What is the best approach to get and set request and limits resource per pods?
I was thinking in setting an expected number of traffic and code some load tests, then start a single pod with some "low limits" and run load test until OOMed, then tune again (something like overclocking) memory until finding a bottleneck, then attack CPU until everything is "stable" and so on. Then i would use that "limit" as a "request value" and would use double of "request values" as "limit" (or a safe value based on results). Finally scale them out for the average of traffic (fixed number of pods) and set autoscale pods rules for peak production values.
Is this a good approach? What tools and metrics do you recommend? I'm using prometheus-operator for monitoring and vegeta for load testing.
What about vertical pod autoscaling? have you used it? is it production ready?
BTW: I'm using AWS managed solution deployed w/ terraform module
Thanks for reading
The VerticalPodAutoScaler is more about making sure that a Pod can run. So it starts it low and doubles memory each time it gets OOMKilled. This can potentially lead to a Pod hogging resource. It is also limited as it doesn't take account of under-performance. If your app is under-resourced it might still respond but not respond in a timeframe you consider acceptable.

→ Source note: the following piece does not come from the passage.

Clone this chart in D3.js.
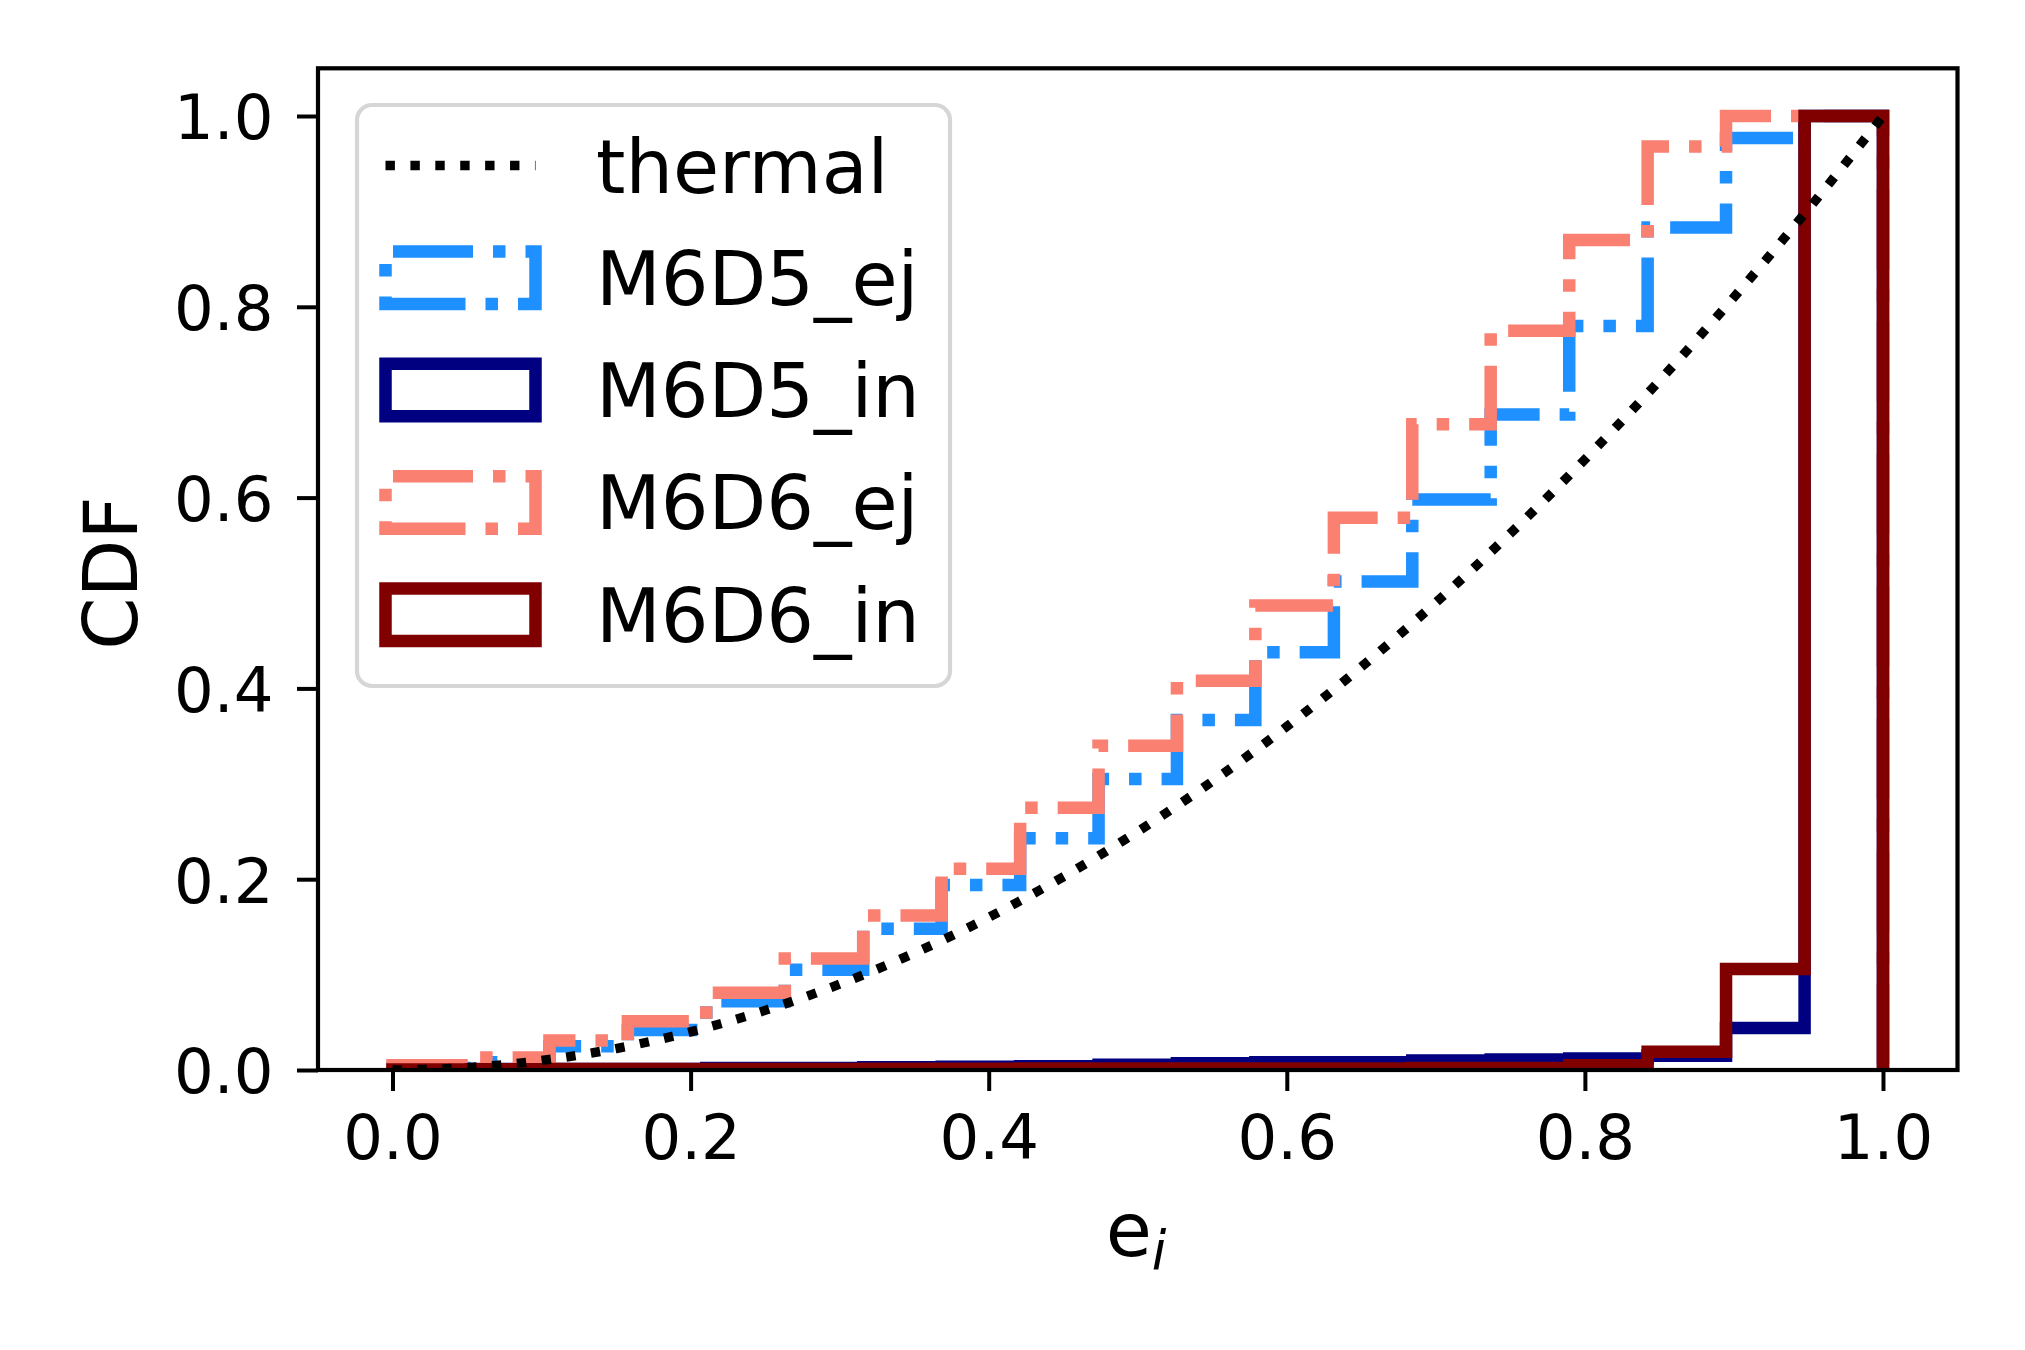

I think you are taking a good approach as you are looking at the application under load and assessing what it needs to perform as you want it to. I doubt I can suggest any tools you aren't already aware of but if it helps there is some more discussion in How to set the right cpu millicores for a container? and the threads that link from it
I usually start my pods with no limits nor resources set. Then I leave them running for a bit under normal load to collect metrics on resource consumption.
I then set memory and CPU requests to +10% of the max consumption I got in the test period and limits to +25% of the requests.
This is just an example strategy, as there is no one size fits all approach for this.